Bella Rune: Creative Contradictions
It’s no surprise that this Swedish artist has a background in both architecture and dance, as her handmade geometric shapes are studies in structural composition and movement. Bella talks to TLmag about her fascination with interfaces, the truth about intuition, and the similarities between yarn and smartphones.
TLmag: Your work looks both delicate and indestructible – what’s the thought behind this tension and paradox?
Bella Rune (BR): The sculptures are not either-or, they’re both: yarn-ness and mirage. I’ve always wanted to break out of the everyday, but I also want to be the everyday. Maybe it’s a generational thing – we are half cyborg, half dinosaur. I seem to move in this way, I have one foot on either side of the digital interface. I want to be where the negotiation is happening. There’s also something about things that can break. For example, concrete can break, and then it’s broken. But my pieces seem to handle outside forces in a different way. If there’s wind they’ll blow, but they’ll return to their original position. They can respond to other forces without being broken, like light.
TLmag: Why do you choose to work primarily with yarn?
BR: I like being the world’s slowest 3D printer! I use mohair, which is very thin but strong. Sometimes I let the ends of the yarn hang loose, and when passers-by move them there is no felting, the way you would get with other wool.
I’ve also created two apps with augmented reality. The first one I did just before Pokémon Go, and I did another one last year when I worked with Garage Museum in Moscow. Yarn and smartphones are kind of similar. They are both these everyday things that are annoying and you kind of hate them, but you can make poetry and magic with them as well.
TLmag: Colour has a big part to play in your work – there’s another heady tension here, this time between natural materials and unnatural hues.
BR: I have always had a very strong relationship to colour. Over the last couple of years, I’ve been interested in where colours really come from – the actual source of the dyeing. All dyes come from somewhere if they’re not completely unnatural. For instance, some candy now has the same red dye as was used for clothes in the 1800s – there are all these different connections to be made. At the same time there’s this horrible limitation. As a human being, you’re a machine that can only see certain nuances – a bird can see much more colour than we can. It can be nice to use colours that stretch our possibilities somehow, to do something that is for the birds or the bees or something else. We live in this double universe. Traditional folklore is part of why we make the choices we do, but so is candy or marker pens. I remember the first time I saw neon – it shook my little child mind. I could feel something else happening to my eyes; it was like a room expanded inside of me. Certain colours like that give us a touch of what the bees and the birds can see.
TLmag: How intuitive, and how studied is your process?
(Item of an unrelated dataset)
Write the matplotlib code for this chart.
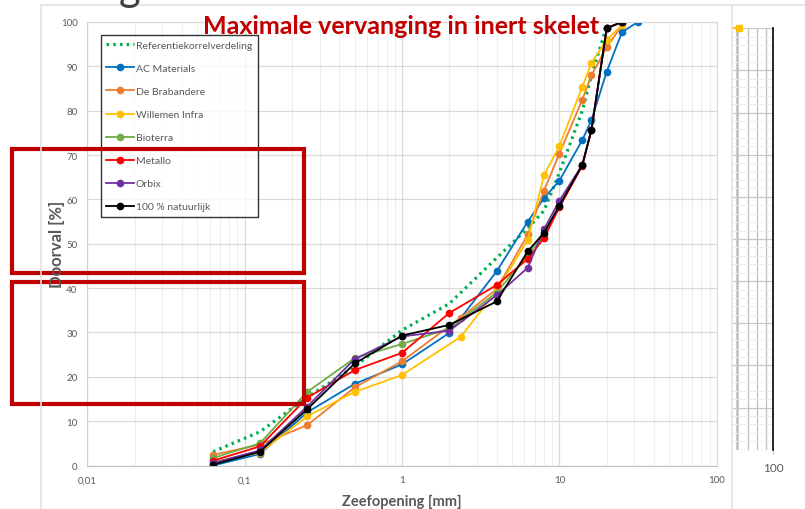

BR: To me, intuition is just knowledge that we haven’t fully unpacked yet. It’s interesting to use it when going into unchartered territories, to do something, then to think about what you have done and why. Part of me feels like a choreographer of space and emotion, but on the other hand, I’m a researcher that wants to get into the history, and these sculptures enable me to do both. At the same time, they act as limitations. It’s almost like Haiku. There’s a system I have to relate to. I have a background in dance, so movement is very present in my work. I think a lot about how we move, how our bodies are in relationship with this work. I started making sculptures that I thought of as performances, they had some kind of action embedded in them. For me, the sculptures are very similar to what a dancer can do. It’s only a body moving, but it can take over a room.